DATA SEGMENT.
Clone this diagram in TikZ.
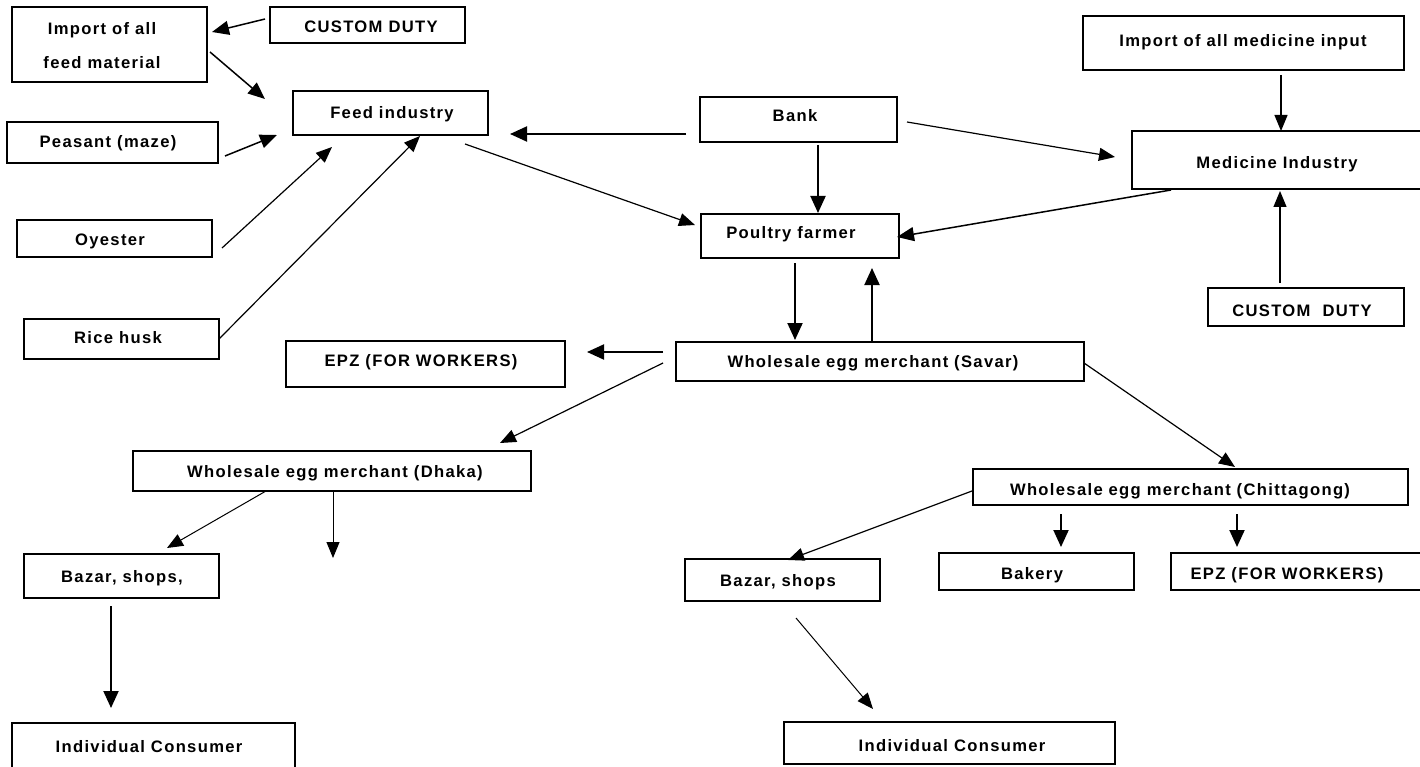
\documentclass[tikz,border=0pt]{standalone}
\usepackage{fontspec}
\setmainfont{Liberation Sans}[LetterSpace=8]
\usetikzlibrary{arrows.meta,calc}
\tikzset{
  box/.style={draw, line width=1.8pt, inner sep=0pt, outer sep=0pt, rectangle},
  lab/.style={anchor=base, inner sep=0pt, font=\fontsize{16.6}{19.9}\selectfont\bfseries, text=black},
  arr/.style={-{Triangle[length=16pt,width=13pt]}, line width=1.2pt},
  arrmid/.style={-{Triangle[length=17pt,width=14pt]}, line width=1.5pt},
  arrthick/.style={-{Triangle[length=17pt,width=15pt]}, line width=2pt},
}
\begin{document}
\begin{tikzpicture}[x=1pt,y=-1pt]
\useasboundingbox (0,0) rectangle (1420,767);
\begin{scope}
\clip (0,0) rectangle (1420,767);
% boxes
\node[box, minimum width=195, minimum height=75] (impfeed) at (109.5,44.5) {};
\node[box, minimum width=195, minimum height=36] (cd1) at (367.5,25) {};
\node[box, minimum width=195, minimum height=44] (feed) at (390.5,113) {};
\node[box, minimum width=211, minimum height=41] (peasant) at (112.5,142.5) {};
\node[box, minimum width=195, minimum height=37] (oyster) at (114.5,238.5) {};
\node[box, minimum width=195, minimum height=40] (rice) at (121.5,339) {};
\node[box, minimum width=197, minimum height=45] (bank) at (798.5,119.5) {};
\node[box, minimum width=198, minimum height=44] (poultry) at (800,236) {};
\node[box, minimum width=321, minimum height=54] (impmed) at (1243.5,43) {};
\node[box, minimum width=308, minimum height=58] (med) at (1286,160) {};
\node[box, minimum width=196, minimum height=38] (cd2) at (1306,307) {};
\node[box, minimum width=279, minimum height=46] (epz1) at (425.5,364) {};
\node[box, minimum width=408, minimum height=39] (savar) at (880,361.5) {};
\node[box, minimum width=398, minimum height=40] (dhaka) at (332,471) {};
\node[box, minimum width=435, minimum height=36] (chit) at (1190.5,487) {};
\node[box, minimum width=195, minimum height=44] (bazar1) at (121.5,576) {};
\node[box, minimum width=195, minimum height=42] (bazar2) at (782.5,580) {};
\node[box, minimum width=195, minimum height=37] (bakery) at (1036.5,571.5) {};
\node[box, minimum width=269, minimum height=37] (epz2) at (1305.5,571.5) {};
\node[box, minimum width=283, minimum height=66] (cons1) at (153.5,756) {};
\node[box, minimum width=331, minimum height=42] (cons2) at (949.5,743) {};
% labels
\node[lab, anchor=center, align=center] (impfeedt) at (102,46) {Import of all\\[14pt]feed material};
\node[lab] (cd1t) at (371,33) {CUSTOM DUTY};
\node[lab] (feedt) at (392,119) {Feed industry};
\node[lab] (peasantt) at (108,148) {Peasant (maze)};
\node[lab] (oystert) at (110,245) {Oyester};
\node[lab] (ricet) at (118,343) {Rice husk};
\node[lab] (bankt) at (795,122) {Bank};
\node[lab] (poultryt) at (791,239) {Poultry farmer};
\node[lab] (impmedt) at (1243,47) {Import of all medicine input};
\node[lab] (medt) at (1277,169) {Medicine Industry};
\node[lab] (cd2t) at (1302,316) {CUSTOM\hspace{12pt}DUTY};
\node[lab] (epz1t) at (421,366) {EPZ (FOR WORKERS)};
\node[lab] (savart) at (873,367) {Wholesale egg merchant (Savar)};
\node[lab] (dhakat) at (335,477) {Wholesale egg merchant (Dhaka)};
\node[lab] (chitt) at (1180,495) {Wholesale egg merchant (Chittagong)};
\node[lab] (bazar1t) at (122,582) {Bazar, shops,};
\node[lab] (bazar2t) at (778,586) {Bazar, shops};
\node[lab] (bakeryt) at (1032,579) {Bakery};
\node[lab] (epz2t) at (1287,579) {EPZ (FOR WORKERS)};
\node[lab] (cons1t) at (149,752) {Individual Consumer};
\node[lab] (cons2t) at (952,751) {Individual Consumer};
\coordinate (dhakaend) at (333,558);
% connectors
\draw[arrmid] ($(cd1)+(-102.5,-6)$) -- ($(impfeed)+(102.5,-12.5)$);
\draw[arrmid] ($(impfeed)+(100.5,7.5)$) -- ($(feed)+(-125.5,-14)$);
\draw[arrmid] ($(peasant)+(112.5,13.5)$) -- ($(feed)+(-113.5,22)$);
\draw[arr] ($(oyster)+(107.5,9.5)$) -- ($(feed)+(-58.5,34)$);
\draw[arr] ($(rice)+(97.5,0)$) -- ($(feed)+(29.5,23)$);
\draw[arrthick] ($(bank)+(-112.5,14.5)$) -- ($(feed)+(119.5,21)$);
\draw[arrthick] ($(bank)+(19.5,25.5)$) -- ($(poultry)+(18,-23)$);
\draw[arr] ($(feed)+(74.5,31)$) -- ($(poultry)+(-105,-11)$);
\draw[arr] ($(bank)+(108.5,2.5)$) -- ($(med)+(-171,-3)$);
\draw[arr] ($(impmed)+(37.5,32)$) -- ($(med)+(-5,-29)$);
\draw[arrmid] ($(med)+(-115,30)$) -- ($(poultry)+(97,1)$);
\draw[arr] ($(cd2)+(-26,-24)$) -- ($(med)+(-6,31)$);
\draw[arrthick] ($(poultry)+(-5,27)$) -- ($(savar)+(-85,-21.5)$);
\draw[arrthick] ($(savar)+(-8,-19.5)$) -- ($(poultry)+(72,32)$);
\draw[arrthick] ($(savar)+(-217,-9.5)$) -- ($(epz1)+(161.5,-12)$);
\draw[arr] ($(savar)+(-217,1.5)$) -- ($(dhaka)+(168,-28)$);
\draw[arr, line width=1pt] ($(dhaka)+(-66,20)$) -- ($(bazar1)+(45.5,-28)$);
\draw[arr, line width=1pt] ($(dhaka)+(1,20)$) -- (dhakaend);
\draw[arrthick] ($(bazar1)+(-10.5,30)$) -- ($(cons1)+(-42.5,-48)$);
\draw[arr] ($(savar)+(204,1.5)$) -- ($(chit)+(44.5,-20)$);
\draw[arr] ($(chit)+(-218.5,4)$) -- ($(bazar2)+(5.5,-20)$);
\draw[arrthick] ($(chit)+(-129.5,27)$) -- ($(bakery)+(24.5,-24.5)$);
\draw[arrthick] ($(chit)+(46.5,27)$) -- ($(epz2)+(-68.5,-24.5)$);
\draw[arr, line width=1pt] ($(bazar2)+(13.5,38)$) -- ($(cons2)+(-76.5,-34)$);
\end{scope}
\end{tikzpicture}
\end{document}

YOUR OBJECTIVE.
Set the pictures aside and transcribe the data above exactly.

EXERCISE OUTPUT.
Clone this diagram in TikZ.
\documentclass[tikz,border=0pt]{standalone}
\usepackage{fontspec}
\setmainfont{Liberation Sans}[LetterSpace=8]
\usetikzlibrary{arrows.meta,calc}
\tikzset{
  box/.style={draw, line width=1.8pt, inner sep=0pt, outer sep=0pt, rectangle},
  lab/.style={anchor=base, inner sep=0pt, font=\fontsize{16.6}{19.9}\selectfont\bfseries, text=black},
  arr/.style={-{Triangle[length=16pt,width=13pt]}, line width=1.2pt},
  arrmid/.style={-{Triangle[length=17pt,width=14pt]}, line width=1.5pt},
  arrthick/.style={-{Triangle[length=17pt,width=15pt]}, line width=2pt},
}
\begin{document}
\begin{tikzpicture}[x=1pt,y=-1pt]
\useasboundingbox (0,0) rectangle (1420,767);
\begin{scope}
\clip (0,0) rectangle (1420,767);
% boxes
\node[box, minimum width=195, minimum height=75] (impfeed) at (109.5,44.5) {};
\node[box, minimum width=195, minimum height=36] (cd1) at (367.5,25) {};
\node[box, minimum width=195, minimum height=44] (feed) at (390.5,113) {};
\node[box, minimum width=211, minimum height=41] (peasant) at (112.5,142.5) {};
\node[box, minimum width=195, minimum height=37] (oyster) at (114.5,238.5) {};
\node[box, minimum width=195, minimum height=40] (rice) at (121.5,339) {};
\node[box, minimum width=197, minimum height=45] (bank) at (798.5,119.5) {};
\node[box, minimum width=198, minimum height=44] (poultry) at (800,236) {};
\node[box, minimum width=321, minimum height=54] (impmed) at (1243.5,43) {};
\node[box, minimum width=308, minimum height=58] (med) at (1286,160) {};
\node[box, minimum width=196, minimum height=38] (cd2) at (1306,307) {};
\node[box, minimum width=279, minimum height=46] (epz1) at (425.5,364) {};
\node[box, minimum width=408, minimum height=39] (savar) at (880,361.5) {};
\node[box, minimum width=398, minimum height=40] (dhaka) at (332,471) {};
\node[box, minimum width=435, minimum height=36] (chit) at (1190.5,487) {};
\node[box, minimum width=195, minimum height=44] (bazar1) at (121.5,576) {};
\node[box, minimum width=195, minimum height=42] (bazar2) at (782.5,580) {};
\node[box, minimum width=195, minimum height=37] (bakery) at (1036.5,571.5) {};
\node[box, minimum width=269, minimum height=37] (epz2) at (1305.5,571.5) {};
\node[box, minimum width=283, minimum height=66] (cons1) at (153.5,756) {};
\node[box, minimum width=331, minimum height=42] (cons2) at (949.5,743) {};
% labels
\node[lab, anchor=center, align=center] (impfeedt) at (102,46) {Import of all\\[14pt]feed material};
\node[lab] (cd1t) at (371,33) {CUSTOM DUTY};
\node[lab] (feedt) at (392,119) {Feed industry};
\node[lab] (peasantt) at (108,148) {Peasant (maze)};
\node[lab] (oystert) at (110,245) {Oyester};
\node[lab] (ricet) at (118,343) {Rice husk};
\node[lab] (bankt) at (795,122) {Bank};
\node[lab] (poultryt) at (791,239) {Poultry farmer};
\node[lab] (impmedt) at (1243,47) {Import of all medicine input};
\node[lab] (medt) at (1277,169) {Medicine Industry};
\node[lab] (cd2t) at (1302,316) {CUSTOM\hspace{12pt}DUTY};
\node[lab] (epz1t) at (421,366) {EPZ (FOR WORKERS)};
\node[lab] (savart) at (873,367) {Wholesale egg merchant (Savar)};
\node[lab] (dhakat) at (335,477) {Wholesale egg merchant (Dhaka)};
\node[lab] (chitt) at (1180,495) {Wholesale egg merchant (Chittagong)};
\node[lab] (bazar1t) at (122,582) {Bazar, shops,};
\node[lab] (bazar2t) at (778,586) {Bazar, shops};
\node[lab] (bakeryt) at (1032,579) {Bakery};
\node[lab] (epz2t) at (1287,579) {EPZ (FOR WORKERS)};
\node[lab] (cons1t) at (149,752) {Individual Consumer};
\node[lab] (cons2t) at (952,751) {Individual Consumer};
\coordinate (dhakaend) at (333,558);
% connectors
\draw[arrmid] ($(cd1)+(-102.5,-6)$) -- ($(impfeed)+(102.5,-12.5)$);
\draw[arrmid] ($(impfeed)+(100.5,7.5)$) -- ($(feed)+(-125.5,-14)$);
\draw[arrmid] ($(peasant)+(112.5,13.5)$) -- ($(feed)+(-113.5,22)$);
\draw[arr] ($(oyster)+(107.5,9.5)$) -- ($(feed)+(-58.5,34)$);
\draw[arr] ($(rice)+(97.5,0)$) -- ($(feed)+(29.5,23)$);
\draw[arrthick] ($(bank)+(-112.5,14.5)$) -- ($(feed)+(119.5,21)$);
\draw[arrthick] ($(bank)+(19.5,25.5)$) -- ($(poultry)+(18,-23)$);
\draw[arr] ($(feed)+(74.5,31)$) -- ($(poultry)+(-105,-11)$);
\draw[arr] ($(bank)+(108.5,2.5)$) -- ($(med)+(-171,-3)$);
\draw[arr] ($(impmed)+(37.5,32)$) -- ($(med)+(-5,-29)$);
\draw[arrmid] ($(med)+(-115,30)$) -- ($(poultry)+(97,1)$);
\draw[arr] ($(cd2)+(-26,-24)$) -- ($(med)+(-6,31)$);
\draw[arrthick] ($(poultry)+(-5,27)$) -- ($(savar)+(-85,-21.5)$);
\draw[arrthick] ($(savar)+(-8,-19.5)$) -- ($(poultry)+(72,32)$);
\draw[arrthick] ($(savar)+(-217,-9.5)$) -- ($(epz1)+(161.5,-12)$);
\draw[arr] ($(savar)+(-217,1.5)$) -- ($(dhaka)+(168,-28)$);
\draw[arr, line width=1pt] ($(dhaka)+(-66,20)$) -- ($(bazar1)+(45.5,-28)$);
\draw[arr, line width=1pt] ($(dhaka)+(1,20)$) -- (dhakaend);
\draw[arrthick] ($(bazar1)+(-10.5,30)$) -- ($(cons1)+(-42.5,-48)$);
\draw[arr] ($(savar)+(204,1.5)$) -- ($(chit)+(44.5,-20)$);
\draw[arr] ($(chit)+(-218.5,4)$) -- ($(bazar2)+(5.5,-20)$);
\draw[arrthick] ($(chit)+(-129.5,27)$) -- ($(bakery)+(24.5,-24.5)$);
\draw[arrthick] ($(chit)+(46.5,27)$) -- ($(epz2)+(-68.5,-24.5)$);
\draw[arr, line width=1pt] ($(bazar2)+(13.5,38)$) -- ($(cons2)+(-76.5,-34)$);
\end{scope}
\end{tikzpicture}
\end{document}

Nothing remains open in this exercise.